(Records with drawing code)
───
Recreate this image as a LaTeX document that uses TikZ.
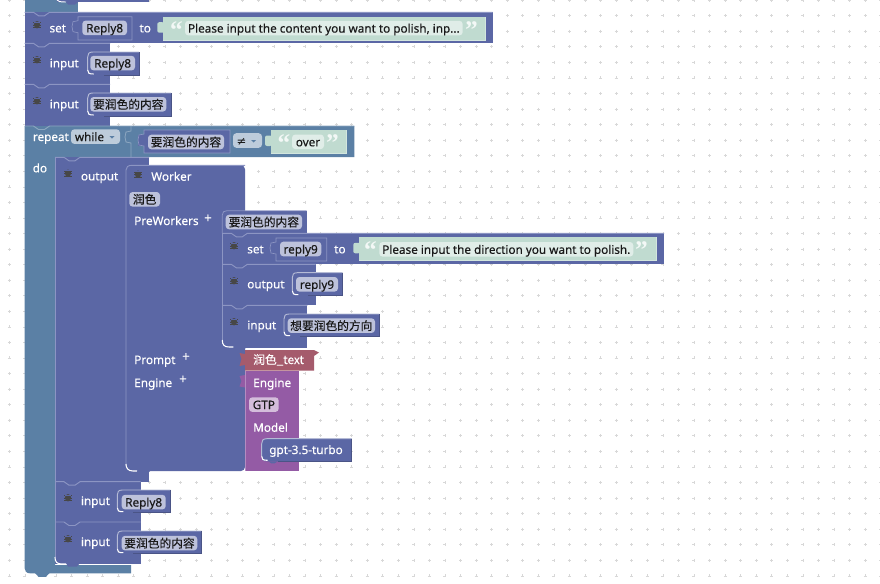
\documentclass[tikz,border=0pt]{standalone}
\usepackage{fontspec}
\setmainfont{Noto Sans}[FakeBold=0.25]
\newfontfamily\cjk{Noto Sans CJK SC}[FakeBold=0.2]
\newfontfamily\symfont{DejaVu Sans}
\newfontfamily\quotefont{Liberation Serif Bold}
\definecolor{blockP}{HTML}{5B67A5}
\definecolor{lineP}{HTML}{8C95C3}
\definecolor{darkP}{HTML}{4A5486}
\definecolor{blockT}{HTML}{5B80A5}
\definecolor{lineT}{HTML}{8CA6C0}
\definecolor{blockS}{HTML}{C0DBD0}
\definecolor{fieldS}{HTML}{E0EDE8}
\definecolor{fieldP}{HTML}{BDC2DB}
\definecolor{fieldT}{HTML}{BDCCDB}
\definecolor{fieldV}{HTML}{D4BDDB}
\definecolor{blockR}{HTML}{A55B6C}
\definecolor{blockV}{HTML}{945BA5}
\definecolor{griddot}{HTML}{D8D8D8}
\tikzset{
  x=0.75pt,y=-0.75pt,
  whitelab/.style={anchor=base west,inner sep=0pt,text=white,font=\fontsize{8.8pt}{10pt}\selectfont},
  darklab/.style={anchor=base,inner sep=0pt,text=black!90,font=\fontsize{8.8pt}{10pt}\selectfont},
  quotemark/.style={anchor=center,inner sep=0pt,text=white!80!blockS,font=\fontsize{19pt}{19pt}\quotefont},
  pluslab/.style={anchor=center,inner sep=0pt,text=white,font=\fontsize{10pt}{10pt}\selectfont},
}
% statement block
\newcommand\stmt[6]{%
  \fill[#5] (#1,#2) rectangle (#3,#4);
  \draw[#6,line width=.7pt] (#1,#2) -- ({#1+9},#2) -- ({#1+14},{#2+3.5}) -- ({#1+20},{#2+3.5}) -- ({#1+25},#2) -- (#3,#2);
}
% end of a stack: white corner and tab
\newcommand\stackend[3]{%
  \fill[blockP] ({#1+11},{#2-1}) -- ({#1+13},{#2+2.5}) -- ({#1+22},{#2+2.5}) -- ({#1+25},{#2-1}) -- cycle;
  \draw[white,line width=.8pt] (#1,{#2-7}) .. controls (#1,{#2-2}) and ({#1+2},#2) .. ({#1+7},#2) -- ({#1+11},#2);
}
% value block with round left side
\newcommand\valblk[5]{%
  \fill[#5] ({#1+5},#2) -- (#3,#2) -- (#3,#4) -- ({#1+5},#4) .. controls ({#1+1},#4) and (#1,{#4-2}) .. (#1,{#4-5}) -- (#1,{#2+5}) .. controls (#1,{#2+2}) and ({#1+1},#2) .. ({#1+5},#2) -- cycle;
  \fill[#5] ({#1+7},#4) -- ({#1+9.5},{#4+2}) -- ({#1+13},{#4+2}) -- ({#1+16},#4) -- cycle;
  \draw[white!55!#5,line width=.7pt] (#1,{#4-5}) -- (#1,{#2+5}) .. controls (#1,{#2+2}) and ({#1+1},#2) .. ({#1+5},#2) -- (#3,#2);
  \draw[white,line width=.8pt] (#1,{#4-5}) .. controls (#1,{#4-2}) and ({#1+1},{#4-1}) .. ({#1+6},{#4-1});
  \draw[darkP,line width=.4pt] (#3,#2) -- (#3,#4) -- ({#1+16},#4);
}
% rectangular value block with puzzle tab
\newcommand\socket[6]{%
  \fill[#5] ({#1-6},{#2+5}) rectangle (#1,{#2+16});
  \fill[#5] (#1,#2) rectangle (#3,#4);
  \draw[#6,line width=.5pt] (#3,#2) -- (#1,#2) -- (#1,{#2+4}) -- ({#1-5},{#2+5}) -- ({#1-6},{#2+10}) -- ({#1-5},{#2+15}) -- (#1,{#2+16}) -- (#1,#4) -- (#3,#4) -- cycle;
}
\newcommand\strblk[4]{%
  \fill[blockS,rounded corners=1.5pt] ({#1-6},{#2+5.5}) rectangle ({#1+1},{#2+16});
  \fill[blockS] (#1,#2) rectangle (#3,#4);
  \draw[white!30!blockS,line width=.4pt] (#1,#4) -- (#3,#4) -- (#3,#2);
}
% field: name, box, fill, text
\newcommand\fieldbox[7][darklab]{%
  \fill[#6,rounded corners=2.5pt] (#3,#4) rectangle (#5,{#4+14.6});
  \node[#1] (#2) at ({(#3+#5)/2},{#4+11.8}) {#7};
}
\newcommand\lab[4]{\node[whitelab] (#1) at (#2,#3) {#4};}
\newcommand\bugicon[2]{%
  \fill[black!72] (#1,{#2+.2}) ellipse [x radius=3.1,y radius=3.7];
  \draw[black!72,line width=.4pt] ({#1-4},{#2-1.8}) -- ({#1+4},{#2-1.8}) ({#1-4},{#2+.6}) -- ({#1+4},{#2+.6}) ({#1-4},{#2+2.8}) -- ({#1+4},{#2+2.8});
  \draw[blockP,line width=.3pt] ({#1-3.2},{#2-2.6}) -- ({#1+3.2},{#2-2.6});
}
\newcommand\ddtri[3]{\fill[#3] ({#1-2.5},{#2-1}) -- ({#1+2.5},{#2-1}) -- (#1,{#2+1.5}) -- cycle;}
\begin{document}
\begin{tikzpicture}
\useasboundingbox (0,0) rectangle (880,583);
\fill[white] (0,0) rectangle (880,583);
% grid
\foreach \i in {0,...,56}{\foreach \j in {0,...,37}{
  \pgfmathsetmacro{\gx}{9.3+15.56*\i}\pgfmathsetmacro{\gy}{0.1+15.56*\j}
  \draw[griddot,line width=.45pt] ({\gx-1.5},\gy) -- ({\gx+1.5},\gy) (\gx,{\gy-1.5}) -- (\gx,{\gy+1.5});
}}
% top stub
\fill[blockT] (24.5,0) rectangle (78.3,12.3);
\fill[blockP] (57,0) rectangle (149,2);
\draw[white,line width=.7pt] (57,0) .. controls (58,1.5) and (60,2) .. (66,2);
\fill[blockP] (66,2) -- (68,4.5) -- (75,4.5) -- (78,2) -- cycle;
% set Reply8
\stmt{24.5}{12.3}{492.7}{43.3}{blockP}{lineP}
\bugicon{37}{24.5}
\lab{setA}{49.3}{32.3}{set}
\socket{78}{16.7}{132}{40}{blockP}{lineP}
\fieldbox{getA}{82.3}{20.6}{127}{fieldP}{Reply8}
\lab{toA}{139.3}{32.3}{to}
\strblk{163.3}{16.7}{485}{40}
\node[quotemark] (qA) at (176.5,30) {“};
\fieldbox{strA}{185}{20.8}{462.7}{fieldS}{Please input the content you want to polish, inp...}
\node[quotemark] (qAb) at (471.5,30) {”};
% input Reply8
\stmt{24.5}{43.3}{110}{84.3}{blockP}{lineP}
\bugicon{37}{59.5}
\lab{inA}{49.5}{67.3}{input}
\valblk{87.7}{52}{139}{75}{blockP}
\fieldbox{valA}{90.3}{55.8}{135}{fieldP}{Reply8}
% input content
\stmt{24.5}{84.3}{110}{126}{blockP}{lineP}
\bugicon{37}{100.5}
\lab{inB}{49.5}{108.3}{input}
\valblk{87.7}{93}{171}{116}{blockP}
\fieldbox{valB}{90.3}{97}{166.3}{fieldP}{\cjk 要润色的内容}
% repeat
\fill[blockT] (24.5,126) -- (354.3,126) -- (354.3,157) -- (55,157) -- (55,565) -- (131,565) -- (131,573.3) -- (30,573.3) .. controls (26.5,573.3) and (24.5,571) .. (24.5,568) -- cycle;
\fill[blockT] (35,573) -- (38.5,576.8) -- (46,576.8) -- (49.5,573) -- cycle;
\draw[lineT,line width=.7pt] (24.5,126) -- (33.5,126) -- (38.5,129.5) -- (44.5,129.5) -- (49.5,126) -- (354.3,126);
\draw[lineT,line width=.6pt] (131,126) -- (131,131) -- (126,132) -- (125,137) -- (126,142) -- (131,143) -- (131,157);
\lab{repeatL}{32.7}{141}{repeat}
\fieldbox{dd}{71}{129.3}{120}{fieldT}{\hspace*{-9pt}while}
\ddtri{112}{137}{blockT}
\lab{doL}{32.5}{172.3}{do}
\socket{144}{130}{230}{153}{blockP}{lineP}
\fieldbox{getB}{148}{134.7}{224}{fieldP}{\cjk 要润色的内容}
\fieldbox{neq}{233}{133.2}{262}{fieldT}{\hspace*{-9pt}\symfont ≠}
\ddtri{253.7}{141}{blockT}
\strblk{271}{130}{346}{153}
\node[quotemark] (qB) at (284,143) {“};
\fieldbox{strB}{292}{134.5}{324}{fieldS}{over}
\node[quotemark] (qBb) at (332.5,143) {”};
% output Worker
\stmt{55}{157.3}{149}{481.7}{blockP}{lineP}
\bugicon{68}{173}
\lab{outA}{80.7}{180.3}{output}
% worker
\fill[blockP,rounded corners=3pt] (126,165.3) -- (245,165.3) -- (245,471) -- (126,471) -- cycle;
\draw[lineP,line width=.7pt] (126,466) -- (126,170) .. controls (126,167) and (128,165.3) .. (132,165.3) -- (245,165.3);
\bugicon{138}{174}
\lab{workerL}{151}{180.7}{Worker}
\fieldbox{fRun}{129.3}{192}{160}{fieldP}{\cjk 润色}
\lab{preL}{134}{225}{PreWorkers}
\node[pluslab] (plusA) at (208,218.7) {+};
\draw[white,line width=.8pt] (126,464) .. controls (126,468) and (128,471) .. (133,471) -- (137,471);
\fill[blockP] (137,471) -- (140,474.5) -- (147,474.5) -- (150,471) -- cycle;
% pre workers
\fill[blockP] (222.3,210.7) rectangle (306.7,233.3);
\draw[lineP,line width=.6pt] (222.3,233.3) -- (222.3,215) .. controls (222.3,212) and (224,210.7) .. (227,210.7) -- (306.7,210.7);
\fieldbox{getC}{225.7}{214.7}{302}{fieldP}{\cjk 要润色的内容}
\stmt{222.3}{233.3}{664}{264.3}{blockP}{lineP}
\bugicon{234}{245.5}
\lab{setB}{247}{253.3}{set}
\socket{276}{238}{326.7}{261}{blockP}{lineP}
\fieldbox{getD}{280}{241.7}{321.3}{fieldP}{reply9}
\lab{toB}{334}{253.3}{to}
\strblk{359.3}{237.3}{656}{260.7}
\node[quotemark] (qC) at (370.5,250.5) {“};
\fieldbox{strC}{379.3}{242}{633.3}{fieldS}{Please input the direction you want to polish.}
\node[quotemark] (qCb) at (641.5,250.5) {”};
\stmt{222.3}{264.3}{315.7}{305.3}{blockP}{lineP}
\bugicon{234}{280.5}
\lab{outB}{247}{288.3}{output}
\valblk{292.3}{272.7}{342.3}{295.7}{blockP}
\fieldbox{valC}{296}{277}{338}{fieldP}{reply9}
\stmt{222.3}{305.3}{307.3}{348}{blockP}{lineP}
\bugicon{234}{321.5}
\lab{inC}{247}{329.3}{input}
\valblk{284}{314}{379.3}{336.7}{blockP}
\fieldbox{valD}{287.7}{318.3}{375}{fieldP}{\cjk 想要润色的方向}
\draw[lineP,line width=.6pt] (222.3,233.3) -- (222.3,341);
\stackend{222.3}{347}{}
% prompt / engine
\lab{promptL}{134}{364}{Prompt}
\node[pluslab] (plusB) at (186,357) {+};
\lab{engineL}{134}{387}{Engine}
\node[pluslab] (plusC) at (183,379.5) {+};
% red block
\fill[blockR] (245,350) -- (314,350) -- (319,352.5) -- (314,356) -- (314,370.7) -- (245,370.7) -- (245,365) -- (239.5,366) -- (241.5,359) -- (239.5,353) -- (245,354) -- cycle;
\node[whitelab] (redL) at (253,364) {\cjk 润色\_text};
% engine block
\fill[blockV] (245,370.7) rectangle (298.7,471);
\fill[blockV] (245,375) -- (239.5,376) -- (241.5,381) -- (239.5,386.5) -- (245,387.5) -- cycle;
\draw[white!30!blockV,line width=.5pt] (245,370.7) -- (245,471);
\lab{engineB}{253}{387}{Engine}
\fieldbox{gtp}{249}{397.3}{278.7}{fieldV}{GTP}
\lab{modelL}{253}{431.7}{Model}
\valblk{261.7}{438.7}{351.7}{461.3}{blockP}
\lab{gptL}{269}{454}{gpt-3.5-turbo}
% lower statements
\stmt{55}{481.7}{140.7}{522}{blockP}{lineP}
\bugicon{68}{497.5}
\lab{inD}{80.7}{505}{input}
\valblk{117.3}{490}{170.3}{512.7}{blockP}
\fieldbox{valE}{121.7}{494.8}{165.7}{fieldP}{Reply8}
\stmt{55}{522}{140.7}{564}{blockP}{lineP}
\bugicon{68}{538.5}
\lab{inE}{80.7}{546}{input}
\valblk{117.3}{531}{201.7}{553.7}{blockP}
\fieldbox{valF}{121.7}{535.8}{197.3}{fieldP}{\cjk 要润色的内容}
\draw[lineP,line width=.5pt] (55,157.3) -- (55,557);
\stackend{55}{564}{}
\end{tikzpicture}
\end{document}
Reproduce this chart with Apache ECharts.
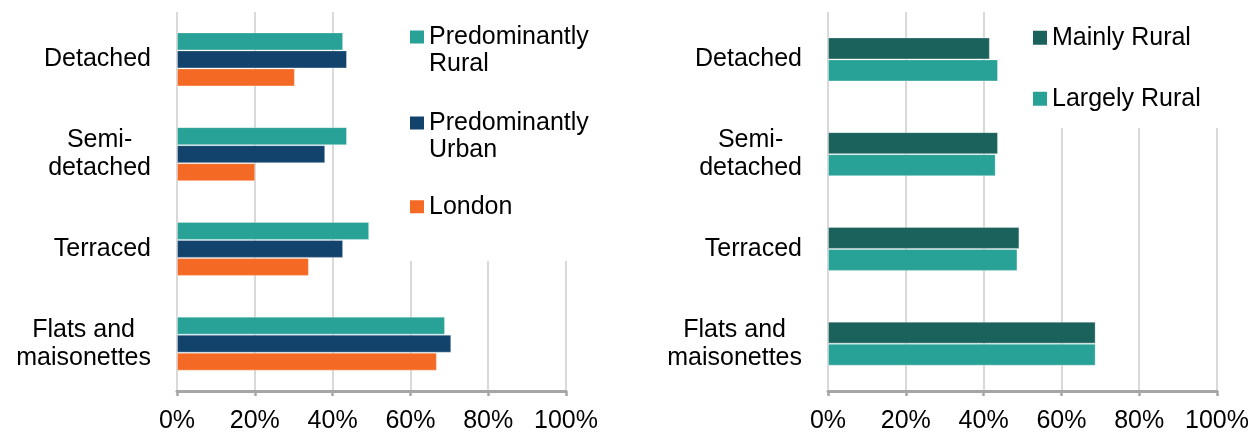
───
*Objective*
Lines containing the word "this" are to be counted in the listing; state their number alone.

*Answer to the task*
2